An over-frock coat is an overcoat designed to be worn over a frock coat as an overcoat in cold weather. A top-frock coat is also worn over a frock coat in milder weather. Shaped like the body coats popular in the late Victorian and Edwardian periods, the over-frock coat was cut in essentially the same way as the frock coat that was worn under it, although it would be larger over-all to accommodate the frock-coat worn underneath. Like the frock coat, the over-frock would be single-breasted, with step lapels for informal occasions, like business, and double-breasted, with pointed lapels for formal occasions - weddings, funerals, balls, &c. The formal variety was known as a 'Prince Albert' overcoat. A frock-overcoat, like a frock coat, almost never has pockets.

Both the top-frock and over-frock coats were woollen, like most male garments of the time, and were made in varying weights, ranging from just 14oz for mild-weather topcoats, to 20 or 30oz for really cold weather. Wool was not a prerequisite, but was the most common material, and came in a range of qualities, the finest being that of a Merino sheep. Any material might be used, at a greater cost, including cashmere (from the Kashmir goat), angora (from the Angora rabbit), alpaca, or huarizo (from a hybrid of alpaca and llama). Evening over-frock coats, worn over Evening dress could be made from Mohair (from the Angora goat), which produced an additional sheen. Evening over-frocks often have silk revers, like the dress coat worn underneath. Both could be lined on the inside with fur of animals ranging from nutria or rabbit to silver fox or Imperial sable, depending on the owner's means. To order coat lined in sable, beaver, seal, or mink from one's tailor would be prohibitively expensive for most, and to own one would mark one as a person of immense wealth and status. The collars were very often velvet for warmth. Silk velvet was most expensive, while velvets made from cotton or other materials were more affordable.

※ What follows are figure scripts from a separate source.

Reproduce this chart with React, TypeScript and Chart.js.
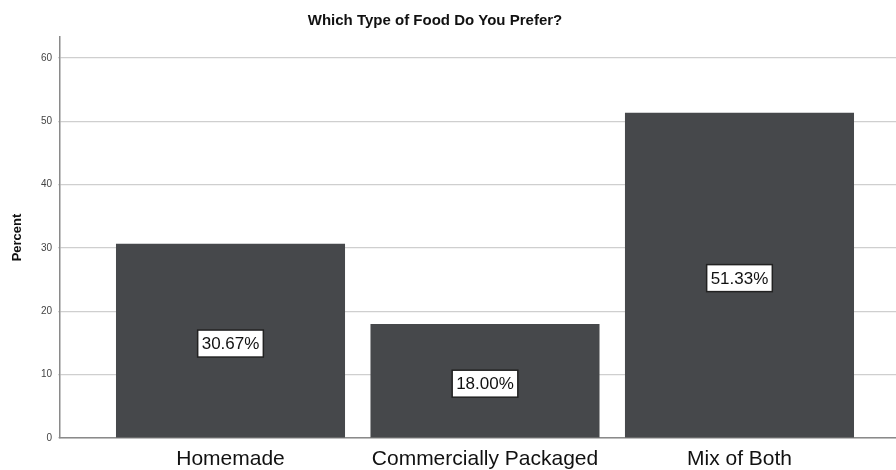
import React, { useEffect, useRef } from "react";
import { Chart, registerables } from "chart.js";

Chart.register(...registerables);

const chartTitle = "Which Type of Food Do You Prefer?";
const categories = ["Homemade", "Commercially Packaged", "Mix of Both"];
const percents = [30.67, 18.0, 51.33];
const yTicks = [0, 10, 20, 30, 40, 50, 60];

const FONT = "'Liberation Sans', Arial, Helvetica, sans-serif";

// Title centred above the plot, drawn directly on the canvas
const titlePlugin = {
  id: "foodTitle",
  afterDraw(chart: any) {
    const ctx = chart.ctx;
    ctx.save();
    ctx.font = `bold 15px ${FONT}`;
    ctx.fillStyle = "#111";
    ctx.textAlign = "center";
    ctx.textBaseline = "middle";
    ctx.fillText(chartTitle, 435, 21);
    ctx.restore();
  },
};

// Boxed percentage label in the middle of each bar
const valueLabelPlugin = {
  id: "valueLabels",
  afterDatasetsDraw(chart: any) {
    const ctx = chart.ctx;
    const meta = chart.getDatasetMeta(0);
    ctx.save();
    ctx.font = `17px ${FONT}`;
    ctx.textAlign = "center";
    ctx.textBaseline = "middle";
    meta.data.forEach((bar: any, i: number) => {
      const text = percents[i].toFixed(2) + "%";
      const cx = bar.x;
      const cy = (bar.y + bar.base) / 2 + 3;
      const w = ctx.measureText(text).width + 8;
      const h = 27;
      ctx.fillStyle = "#ffffff";
      ctx.fillRect(cx - w / 2, cy - h / 2, w, h);
      ctx.lineWidth = 1.5;
      ctx.strokeStyle = "#222";
      ctx.strokeRect(cx - w / 2, cy - h / 2, w, h);
      ctx.fillStyle = "#111";
      ctx.fillText(text, cx, cy + 1);
    });
    ctx.restore();
  },
};

export default function App() {
  const canvasRef = useRef<HTMLCanvasElement | null>(null);

  useEffect(() => {
    if (!canvasRef.current) return;
    const chart = new Chart(canvasRef.current, {
      type: "bar",
      data: {
        datasets: [
          {
            data: categories.map((_, i) => ({ x: i, y: percents[i] })),
            backgroundColor: "#46484b",
            borderWidth: 0,
            barPercentage: 0.9,
            categoryPercentage: 1,
          },
        ],
      },
      options: {
        animation: false,
        responsive: false,
        maintainAspectRatio: false,
        layout: { padding: { top: 37, right: 0, left: 0, bottom: 0 } },
        plugins: {
          legend: { display: false },
          title: { display: false },
          tooltip: { enabled: false },
        },
        scales: {
          x: {
            type: "linear",
            offset: false,
            min: -0.67,
            max: 2.615,
            afterBuildTicks: (scale: any) => {
              scale.ticks = categories.map((_, i) => ({ value: i }));
            },
            afterFit: (scale: any) => {
              scale.height = 32;
            },
            ticks: {
              autoSkip: false,
              maxRotation: 0,
              padding: 9,
              color: "#111",
              font: { family: FONT, size: 21 },
              callback: (v: any) => categories[v as number] ?? "",
            },
            grid: { display: false, drawTicks: false, offset: false },
            border: { display: true, color: "#8a8a8a", width: 1.5 },
          },
          y: {
            min: 0,
            max: 63.3,
            afterBuildTicks: (scale: any) => {
              scale.ticks = yTicks.map((v) => ({ value: v }));
            },
            afterFit: (scale: any) => {
              scale.width = 60;
            },
            ticks: {
              padding: 6,
              color: "#444",
              font: { family: FONT, size: 10 },
            },
            grid: {
              color: "#cfcfcf",
              lineWidth: 1.2,
              drawTicks: true,
              tickLength: 2,
            },
            border: { display: true, color: "#8a8a8a", width: 1.5 },
            title: {
              display: true,
              text: "Percent",
              color: "#111",
              font: { family: FONT, size: 13, weight: "bold" },
              padding: { top: 10, bottom: 0 },
            },
          },
        },
      },
      plugins: [titlePlugin, valueLabelPlugin],
    } as any);
    return () => chart.destroy();
  }, []);

  return (
    <div
      style={{
        position: "fixed",
        left: 0,
        top: 0,
        width: 896,
        height: 470,
        background: "#fff",
      }}
    >
      <canvas ref={canvasRef} width={896} height={470} style={{ display: "block" }} />
    </div>
  );
}
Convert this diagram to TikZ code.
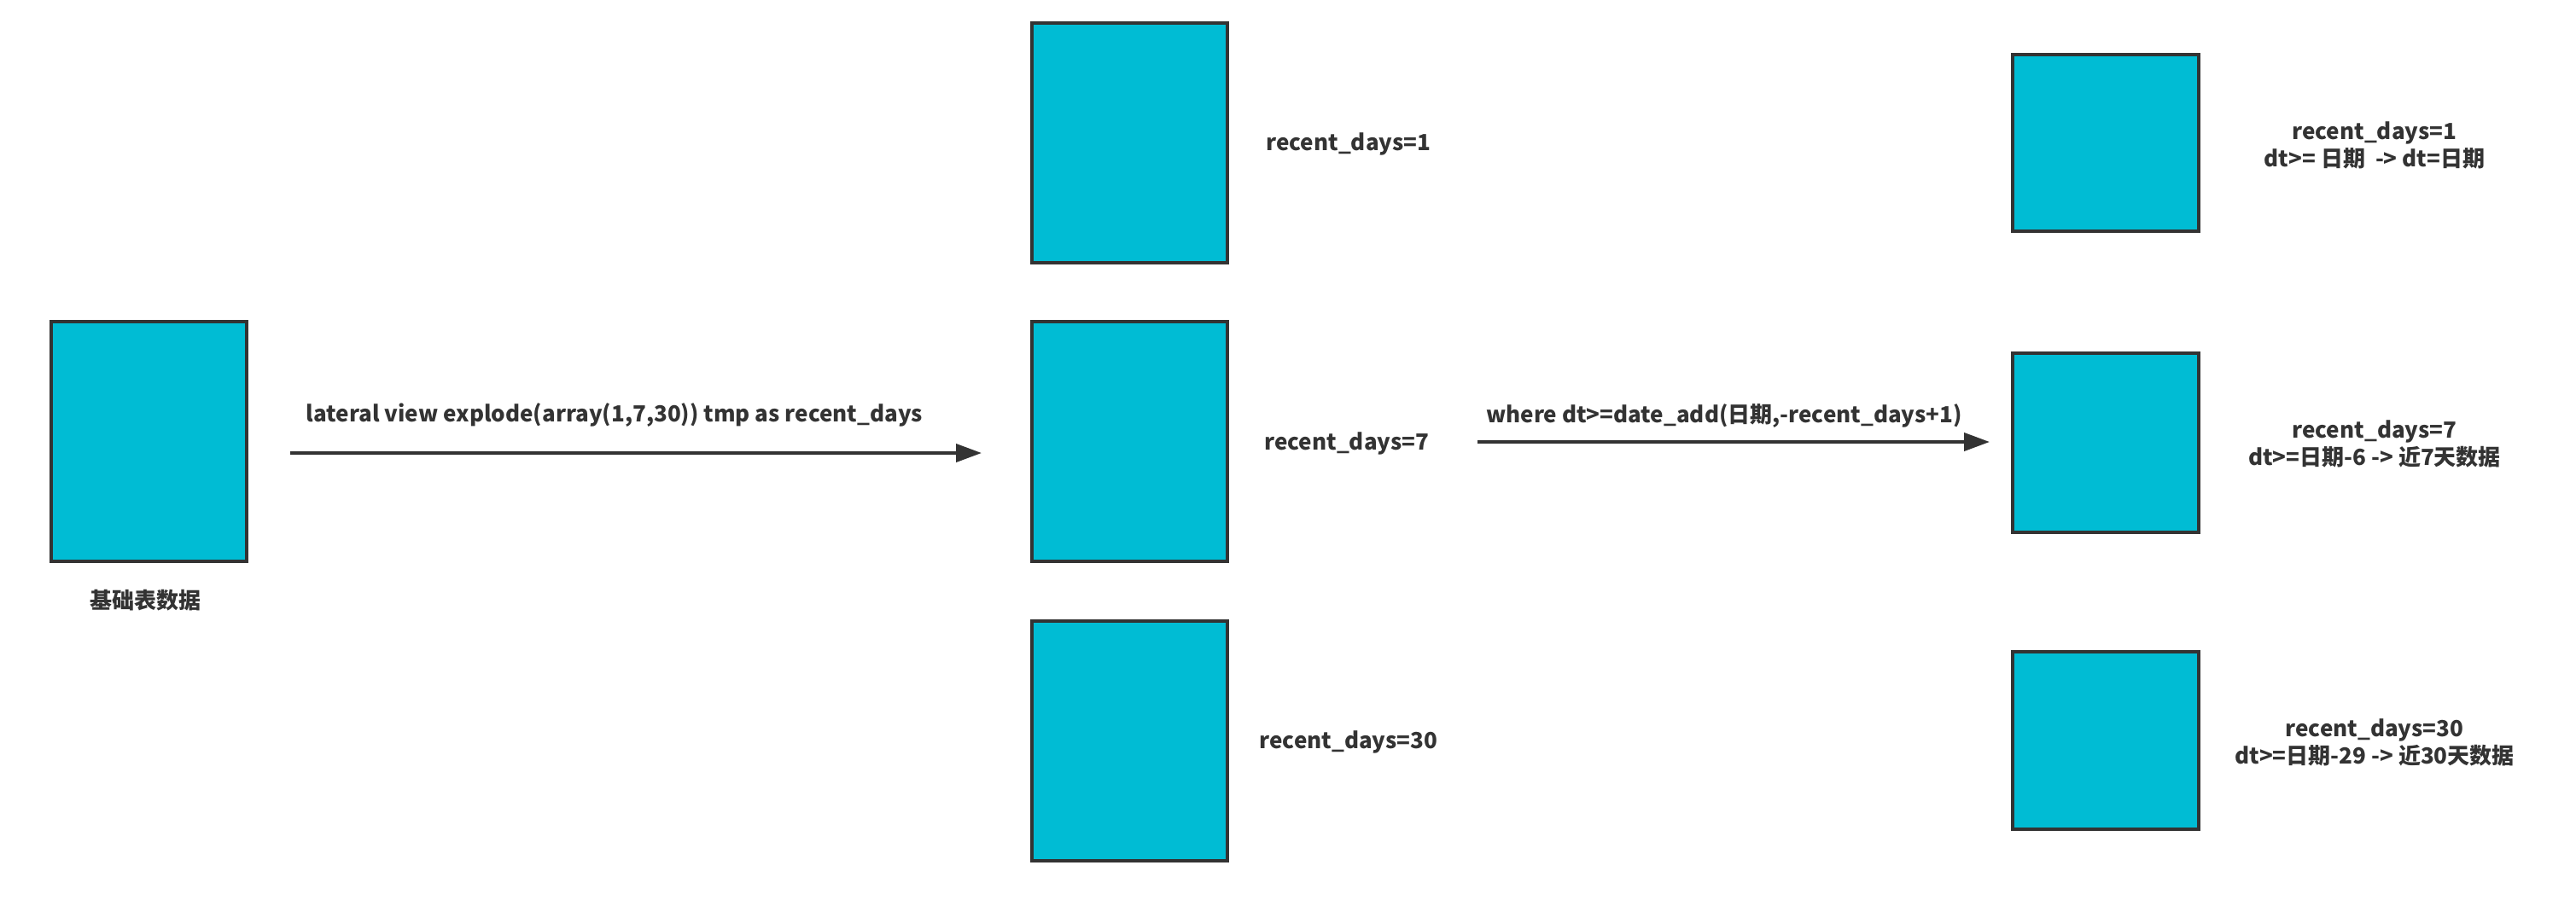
\documentclass[tikz,border=0pt]{standalone}
\usepackage{fontspec}
\setmainfont{Noto Sans CJK SC}
\usetikzlibrary{arrows.meta}
\definecolor{boxfill}{HTML}{00BCD4}
\definecolor{ink}{HTML}{333333}
\begin{document}
\begin{tikzpicture}[x=1pt,y=-1pt,
  databox/.style={draw=ink,fill=boxfill,line width=4pt,inner sep=0pt},
  lbl/.style={text=ink,font=\fontsize{26}{32}\selectfont\bfseries,align=center,inner sep=0pt},
  flow/.style={draw=ink,line width=4pt,-{Triangle[length=30pt,width=21pt]}}]
\path[use as bounding box,fill=white] (0,0) rectangle (3018,1061);
% boxes
\path[databox] (60,377) rectangle (289,658) node[pos=0.5] (base) {};
\path[databox] (1209,27) rectangle (1438,308) node[pos=0.5] (m1) {};
\path[databox] (1209,377) rectangle (1438,658) node[pos=0.5] (m7) {};
\path[databox] (1209,728) rectangle (1438,1009) node[pos=0.5] (m30) {};
\path[databox] (2358,64) rectangle (2576,271) node[pos=0.5] (r1) {};
\path[databox] (2358,414) rectangle (2576,624) node[pos=0.5] (r7) {};
\path[databox] (2358,764) rectangle (2576,972) node[pos=0.5] (r30) {};
% labels
\node[lbl] (lbase) at (170,704) {基础表数据};
\node[lbl] (lm1) at (1580,169) {recent\_days=1};
\node[lbl] (lm7) at (1578,520) {recent\_days=7};
\node[lbl] (lm30) at (1580,870) {recent\_days=30};
\node[lbl] (lr1) at (2782,170) {recent\_days=1\\dt>= 日期\ \ -> dt=日期};
\node[lbl] (lr7) at (2782,520) {recent\_days=7\\dt>=日期-6 -> 近7天数据};
\node[lbl] (lr30) at (2782,870) {recent\_days=30\\dt>=日期-29 -> 近30天数据};
% arrows
\coordinate (a1s) at (340,531);
\coordinate (a1e) at (1150,531);
\coordinate (a2s) at (1731,518);
\coordinate (a2e) at (2331,518);
\draw[flow] (a1s) -- (a1e);
\draw[flow] (a2s) -- (a2e);
\node[lbl] (t1) at (720,487) {lateral view explode(array(1,7,30)) tmp as recent\_days};
\node[lbl] (t2) at (2020,487) {where dt>=date\_add(日期,-recent\_days+1)};
\end{tikzpicture}
\end{document}
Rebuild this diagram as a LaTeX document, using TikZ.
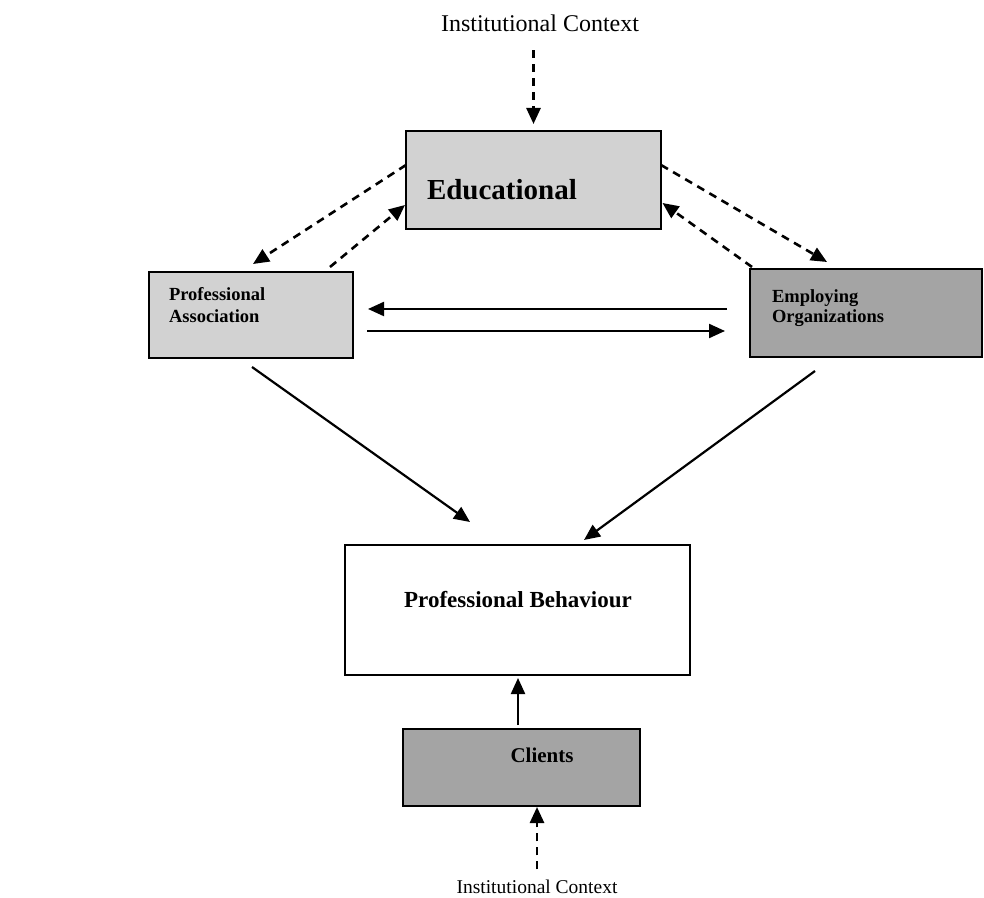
\documentclass[tikz,border=0pt]{standalone}
\usepackage{fontspec}
\setmainfont{Liberation Serif}
\usetikzlibrary{arrows.meta,calc}
\definecolor{lightbox}{HTML}{D2D2D2}
\definecolor{darkbox}{HTML}{A4A4A4}
\begin{document}
\begin{tikzpicture}[x=1pt,y=1pt,
  box/.style={draw=black, line width=2.4pt, rectangle, inner sep=0pt, outer sep=0pt},
  lbl/.style={inner sep=0pt, outer sep=0pt, text=black},
  conn/.style={-{Triangle[length=16pt,width=14pt]}, line width=2.2pt},
  dconn/.style={conn, line width=2.6pt, dash pattern=on 8pt off 6pt},
]
\useasboundingbox[fill=white] (0,0) rectangle (984,897);

% boxes
\node[box, fill=lightbox, minimum width=255pt, minimum height=98pt] (edu) at (533.5,717) {};
\node[box, fill=lightbox, minimum width=204pt, minimum height=86pt] (pa) at (251,582) {};
\node[box, fill=darkbox, minimum width=232pt, minimum height=88pt] (eo) at (866,584) {};
\node[box, fill=white, minimum width=345pt, minimum height=130pt] (pb) at (517.5,287) {};
\node[box, fill=darkbox, minimum width=237pt, minimum height=77pt] (cl) at (521.5,129.5) {};

% texts
\node[lbl, anchor=base, font=\fontsize{24}{28}\selectfont] (top) at (540,865) {Institutional Context};
\node[lbl, anchor=base, font=\fontsize{19.5}{23}\selectfont] (bot) at (537,4) {Institutional Context};
\node[lbl, anchor=base west, font=\fontsize{29}{33}\selectfont\bfseries] (edutext) at (427,697) {Educational};
\node[lbl, anchor=north west, align=left, font=\fontsize{18.5}{22}\selectfont\bfseries] (patext) at (169,610) {Professional\\Association};
\node[lbl, anchor=north west, align=left, font=\fontsize{18.5}{20}\selectfont\bfseries] (eotext) at (772,607) {Employing\\Organizations};
\node[lbl, anchor=base, font=\fontsize{23}{27}\selectfont\bfseries] (pbtext) at (518,289) {Professional Behaviour};
\node[lbl, anchor=base, font=\fontsize{21}{25}\selectfont\bfseries] (cltext) at (542,135) {Clients};

% connectors
\draw[dconn, shorten <=18pt, shorten >=7pt] (top.south -| edu.north) -- (edu.north);
\draw[dconn] ($(edu.north west)+(0,-34)$) -- ($(pa.north)+(2,8)$);
\draw[dconn] ($(pa.north east)+(-23,5)$) -- ($(edu.south west)+(-1,24)$);
\draw[dconn] ($(edu.north east)+(0,-34)$) -- ($(eo.north west)+(77,7)$);
\draw[dconn] ($(eo.north west)+(2,2)$) -- ($(edu.south east)+(1.5,26)$);
\draw[conn] ($(eo.west)+(-23,4)$) -- ($(pa.east)+(15,6)$);
\draw[conn] ($(pa.east)+(14,-16)$) -- ($(eo.west)+(-25,-18)$);
\draw[conn] ($(pa.south)+(1,-9)$) -- ($(pb.north)+(-47.5,23)$);
\draw[conn] ($(eo.south)+(-51,-14)$) -- ($(pb.north)+(66.5,5)$);
\draw[conn] ($(cl.north)+(-3.5,4)$) -- ($(pb.south)+(0.5,-3)$);
\draw[dconn, shorten <=10pt, shorten >=1pt] (bot.north) -- (bot.north |- cl.south);
\end{tikzpicture}
\end{document}
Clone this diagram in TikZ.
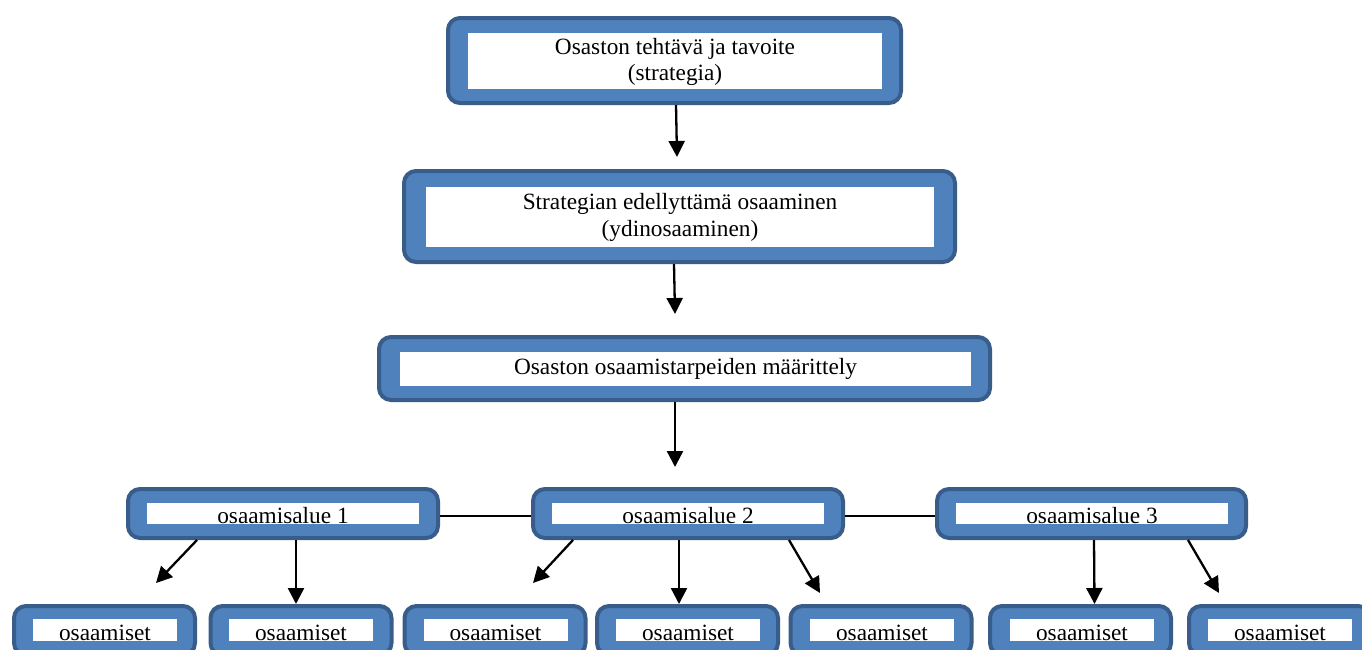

The over-frock was the standard overcoat for much of the Victorian era and until after the First World War. Its popularity mirrored the frock coat, which replaced the tailcoat as day-wear in the 1850s. The frock coat, as a result of the fashion influence of the Regency dandy George Bryan 'Beau' Brummell, was almost universally black, and was worn with waistcoat and trousers, which could be of any colour. Black coat, waistcoat, and trousers - 'frock suits' - were worn only for funerals (as a 'mourning suit') and the most formal of occasions. The trousers could either be checked or striped, or have no pattern at all. The frock coat, and with it the over-frock, was increasingly rarely worn as casual wear towards the end of the nineteenth century, as the "sack suit", the comparatively loose modern suit was adopted for leisure wear, and the morning coat, originally for equestrian use, replaced it for some formal events. By 1926, when George V wore a morning coat to the opening of the Chelsea flower show, the frock coat was barely ever worn, and with it the over-frock and in 1936 Edward VIII removed it from official court dress codes.

The over-frock, like other body coats, could not survive the increasing cost of the bespoke tailoring required to make them fit properly around the waist to create the Classical 'hour-glass' silhouette. It was replaced by sack overcoats like the Guard's coat, the Chesterfield, and the Ulster, mirroring the change from frock coats to modern suit jackets. The expensive over-frock became impractical in comparison to Inverness coats and the new waterproof trench coats of Burberry and Aquascutum, and is now considered historical costume.